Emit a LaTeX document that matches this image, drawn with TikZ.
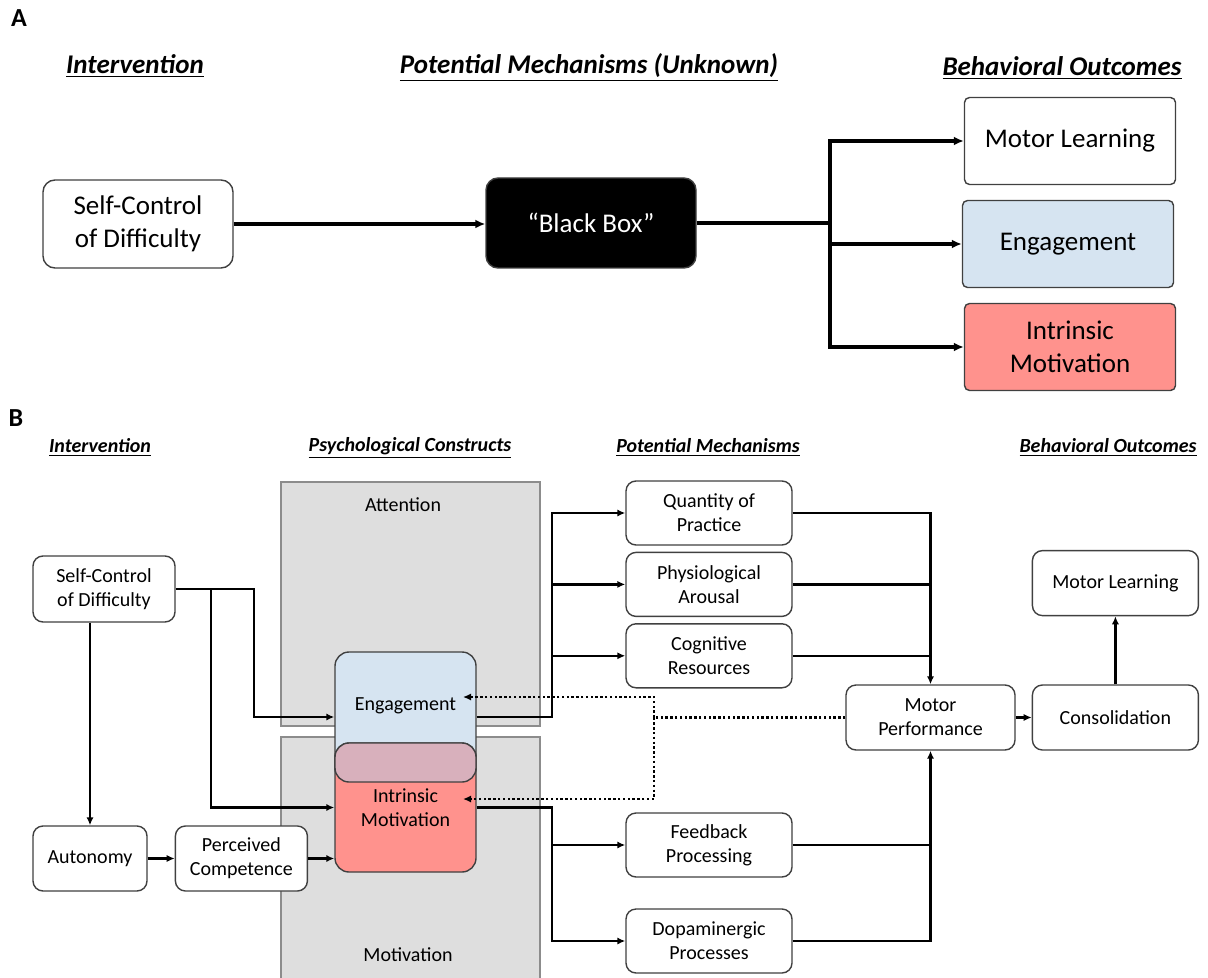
\documentclass[tikz,border=0pt]{standalone}
\usepackage{fontspec}
\setmainfont{Carlito}
\usetikzlibrary{positioning,arrows.meta}
\definecolor{engblue}{HTML}{D6E4F1}
\definecolor{imred}{HTML}{FF928D}
\definecolor{ovlpurple}{HTML}{D8B0BC}
\definecolor{panelgray}{HTML}{DEDEDE}
\begin{document}
\begin{tikzpicture}[
  x=0.5pt,y=-0.5pt,
  font=\fontsize{10}{12}\selectfont,
  node distance=3pt,
  bx/.style={draw=black!75,line width=0.7pt,rounded corners=5pt,align=center,fill=white,minimum width=83pt,minimum height=32pt,inner sep=1pt},
  bigbx/.style={bx,rounded corners=2.5pt,font=\fontsize{13.5}{16.5}\selectfont,minimum width=105.5pt,minimum height=43.5pt},
  hd/.style={font=\fontsize{10}{12}\selectfont\bfseries\itshape,inner sep=1pt},
  bighd/.style={font=\fontsize{13.5}{16}\selectfont\bfseries\itshape,inner sep=1pt},
  lbl/.style={font=\fontsize{13}{15}\selectfont\bfseries,inner sep=0pt},
  panel/.style={draw=black!45,fill=panelgray,line width=0.6pt,minimum width=129.5pt,inner sep=0pt},
  core/.style={draw=black!75,line width=0.7pt,rounded corners=7pt,minimum width=70.5pt,inner sep=0pt,align=center},
  ln/.style={line width=1.2pt},
  a/.style={ln,-{Latex[length=4pt,width=3.6pt]}},
  bln/.style={line width=1.6pt},
  ba/.style={bln,-{Latex[length=5pt,width=4.5pt]}},
  dl/.style={line width=1.2pt,dash pattern=on 1.2pt off 1.2pt},
  da/.style={dl,-{Latex[length=4pt,width=3.6pt]}},
]
  \useasboundingbox (0,0) rectangle (1208,978);

  % panel A
  \node[lbl] (labA) at (19,18) {A};
  \node[bighd] (hIntA)  at (135,66)  {\underline{Intervention}};
  \node[bighd] (hMechA) at (589,68)  {\underline{Potential Mechanisms (Unknown)}};
  \node[bighd] (hOutA)  at (1062,68) {\underline{Behavioral Outcomes}};

  \node[bigbx,rounded corners=6pt,minimum width=95pt,minimum height=44pt] (scA) at (138,224) {Self-Control\\of Difficulty};
  \node[bigbx,rounded corners=6pt,fill=black,text=white,minimum width=105pt,minimum height=45pt] (bb) at (591,223) {“Black Box”};
  \node[bigbx] (mlA)  at (1070,141) {Motor Learning};
  \node[bigbx,fill=engblue] (engA) at (1068,244) {Engagement};
  \node[bigbx,fill=imred]   (imA)  at (1070,347) {Intrinsic\\Motivation};

  \coordinate (jA) at (830,223);
  \draw[ba] (scA.east) -- (scA.east -| bb.west);
  \draw[bln] (bb.east) -- (jA);
  \draw[ba] (jA) |- (mlA.west);
  \draw[ba] (jA) |- (engA.west);
  \draw[ba] (jA) |- (imA.west);

  % panel B
  \node[lbl] (labB) at (16,418) {B};
  \node[hd] (hIntB)  at (100,448)  {\underline{Intervention}};
  \node[hd] (hPsyB)  at (410,448)  {\underline{Psychological Constructs}};
  \node[hd] (hMechB) at (708,448)  {\underline{Potential Mechanisms}};
  \node[hd] (hOutB)  at (1108,448) {\underline{Behavioral Outcomes}};

  \node[panel,minimum height=122pt]   (attn) at (410.5,604)   {};
  \node[panel,minimum height=122.5pt] (motv) at (410.5,859.5) {};
  \node (attnT) at (403,505) {Attention};
  \node (motvT) at (408,955) {Motivation};

  \node[core,fill=engblue,minimum height=65pt,label={[name=engT,yshift=5.5pt]center:Engagement}] (engB) at (405.5,717) {};
  \node[core,fill=imred,minimum height=64.5pt] (imB) at (405.5,807.5) {Intrinsic\\Motivation};
  \node[core,fill=ovlpurple,minimum height=19.5pt] (ovl) at (405.5,762.5) {};

  \node[bx,minimum width=71pt,minimum height=33pt] (scB) at (104,589) {Self-Control\\of Difficulty};
  \node[bx,minimum width=57pt,minimum height=32.5pt] (aut) at (90,858.5) {Autonomy};
  \node[bx,minimum width=66pt,minimum height=32.5pt,right=13.5pt of aut] (pc) {Perceived\\Competence};

  \node[bx] (qp) at (709,513) {Quantity of\\Practice};
  \node[bx,below=of qp] (pa) {Physiological\\Arousal};
  \node[bx,below=of pa] (cr) {Cognitive\\Resources};
  \node[bx] (fp) at (709,845) {Feedback\\Processing};
  \node[bx] (dp) at (709,941) {Dopaminergic\\Processes};

  \node[bx,minimum width=84.5pt,minimum height=32.5pt] (mp) at (930.5,717.5) {Motor\\Performance};
  \node[bx,minimum height=32.5pt,right=8pt of mp] (con) {Consolidation};
  \node[bx,minimum height=32.5pt,above=34pt of con] (mlB) {Motor Learning};

  \coordinate (busE) at (552,513);
  \coordinate (busI) at (552,941);
  \coordinate (dj) at (654,717.5);
  \coordinate (dE) at (463,697);
  \coordinate (dI) at (463,799);

  \draw[a] (scB.east) -- ++(78,0) |- (engB.west);
  \draw[a] ([xshift=17.5pt]scB.east) |- (imB.west);
  \draw[a] (aut.north |- scB.south) -- (aut.north);
  \draw[a] (aut) -- (pc);
  \draw[a] (pc.east) -- (pc.east -| imB.west);

  \draw[a] (engB.east) -| (busE) -- (qp.west);
  \draw[a] (busE |- pa) -- (pa.west);
  \draw[a] (busE |- cr) -- (cr.west);
  \draw[a] (imB.east) -| (busI) -- (dp.west);
  \draw[a] (busI |- fp) -- (fp.west);

  \draw[a] (qp.east) -| (mp.north);
  \draw[ln] (pa.east) -- (pa.east -| mp.north);
  \draw[ln] (cr.east) -- (cr.east -| mp.north);
  \draw[a] (dp.east) -| (mp.south);
  \draw[ln] (fp.east) -- (fp.east -| mp.south);
  \draw[a] (mp) -- (con);
  \draw[a] (con) -- (mlB);

  \draw[dl] (mp.west) -- (dj);
  \draw[da] (dj) |- (dE);
  \draw[da] (dj) |- (dI);
\end{tikzpicture}
\end{document}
···
WHAT NEEDS TO BE DONE =>
Copy exactly the lines running from the beginning of the listing through the line that has "(0,0) rectangle (1208,978);". Drop the pictures.

FINISHED TASK =>
Emit a LaTeX document that matches this image, drawn with TikZ.
\documentclass[tikz,border=0pt]{standalone}
\usepackage{fontspec}
\setmainfont{Carlito}
\usetikzlibrary{positioning,arrows.meta}
\definecolor{engblue}{HTML}{D6E4F1}
\definecolor{imred}{HTML}{FF928D}
\definecolor{ovlpurple}{HTML}{D8B0BC}
\definecolor{panelgray}{HTML}{DEDEDE}
\begin{document}
\begin{tikzpicture}[
  x=0.5pt,y=-0.5pt,
  font=\fontsize{10}{12}\selectfont,
  node distance=3pt,
  bx/.style={draw=black!75,line width=0.7pt,rounded corners=5pt,align=center,fill=white,minimum width=83pt,minimum height=32pt,inner sep=1pt},
  bigbx/.style={bx,rounded corners=2.5pt,font=\fontsize{13.5}{16.5}\selectfont,minimum width=105.5pt,minimum height=43.5pt},
  hd/.style={font=\fontsize{10}{12}\selectfont\bfseries\itshape,inner sep=1pt},
  bighd/.style={font=\fontsize{13.5}{16}\selectfont\bfseries\itshape,inner sep=1pt},
  lbl/.style={font=\fontsize{13}{15}\selectfont\bfseries,inner sep=0pt},
  panel/.style={draw=black!45,fill=panelgray,line width=0.6pt,minimum width=129.5pt,inner sep=0pt},
  core/.style={draw=black!75,line width=0.7pt,rounded corners=7pt,minimum width=70.5pt,inner sep=0pt,align=center},
  ln/.style={line width=1.2pt},
  a/.style={ln,-{Latex[length=4pt,width=3.6pt]}},
  bln/.style={line width=1.6pt},
  ba/.style={bln,-{Latex[length=5pt,width=4.5pt]}},
  dl/.style={line width=1.2pt,dash pattern=on 1.2pt off 1.2pt},
  da/.style={dl,-{Latex[length=4pt,width=3.6pt]}},
]
  \useasboundingbox (0,0) rectangle (1208,978);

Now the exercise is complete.